Tallay- Canaanite GodDeity"Girl of Dew"
Also known as: Ṭly
Titles & Epithets
Domains
Description
In the dry months when rain was a memory and the land cracked with thirst, the dew still came — settling on leaf and vine before dawn, quiet and faithful. That was Tallay, the middle daughter of Baal, whose gift required no thunder and no storm, only the slow exhale of a cooling night.
Mythology & Lore
The Quiet Gift
Baal's household held three daughters, each named for what his storms left behind. Pidray was the flash of lightning, Arsay the fertile earth. Between them stood Tallay, the dew. Her epithet in the Ugaritic texts, bt rb, marks her as "Girl of Dew" or "Girl of Rain."

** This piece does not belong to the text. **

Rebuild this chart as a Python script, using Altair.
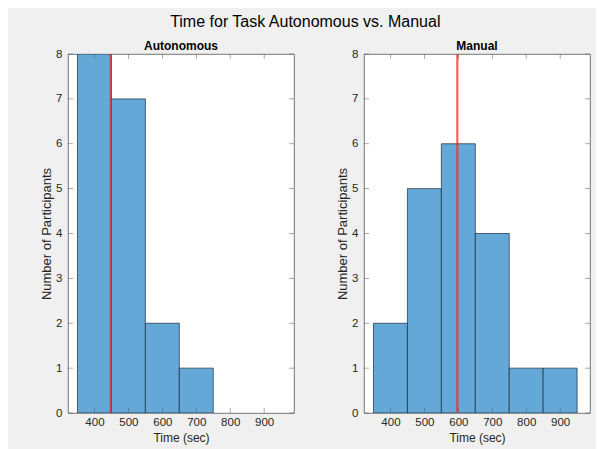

In the arid Levantine climate, dew was not merely pleasant but essential. During the long dry summer when rain did not fall for months, heavy morning dew could sustain crops and keep the land alive. Tallay was the storm god's gentlest gift: moisture that appeared on plants and soil overnight, refreshing the earth without violence.
When Baal Descended
In the Baal Cycle, Tallay dwelt with her sisters in their father's palace on Mount Zaphon. When Baal descended into the domain of Mot and the rains ceased, the dew vanished with them. The land cracked and dried. Tallay's gift was withdrawn along with her father's storms.
Only when Anat retrieved Baal from the underworld did the cycle resume. The dew returned to settle on a world that had nearly died without it.